When I’m good I’m very, very good, but when I’m bad, I’m better.
About This Quote
Mae West’s line belongs to her early-1930s star persona: a witty, sexually self-possessed woman who turns moral judgment into a punchline. It is widely associated with her breakthrough film period, when West’s scripts and performances pushed against Hollywood’s tightening censorship (the pre-Code era giving way to the Production Code). The quip crystallizes the public image she cultivated on stage and screen—brazen, playful, and knowingly “naughty”—and it circulated widely in press coverage and later quotation collections as a signature example of her double-entendre style.
Interpretation
The joke hinges on reversing conventional morality. “Good” suggests dutiful respectability, but West implies that such virtue is merely adequate—“very, very good.” “Bad,” by contrast, becomes a realm of heightened vitality and pleasure: she is “better” when transgressing.
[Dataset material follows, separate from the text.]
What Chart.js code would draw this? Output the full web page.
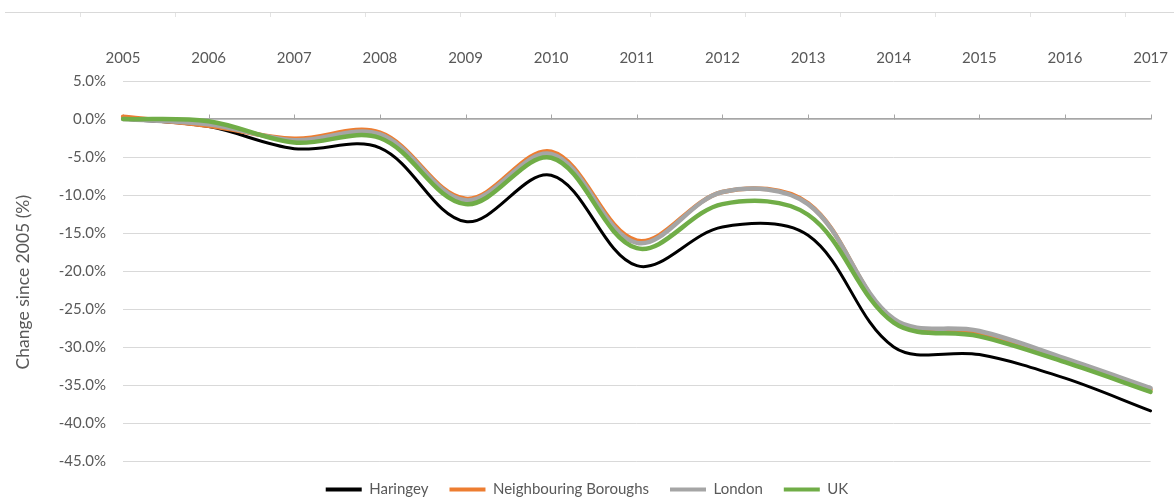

The line is less a confession than a performance of autonomy, mocking the idea that female desire must be policed. Its enduring appeal lies in its compact paradox: it flatters the speaker’s charm while satirizing the audience’s appetite for scandal, turning “sin” into a form of self-assertion.
Variations
1) “When I’m good, I’m very good, but when I’m bad, I’m better.”
2) “When I’m good I’m very good, but when I’m bad I’m better.”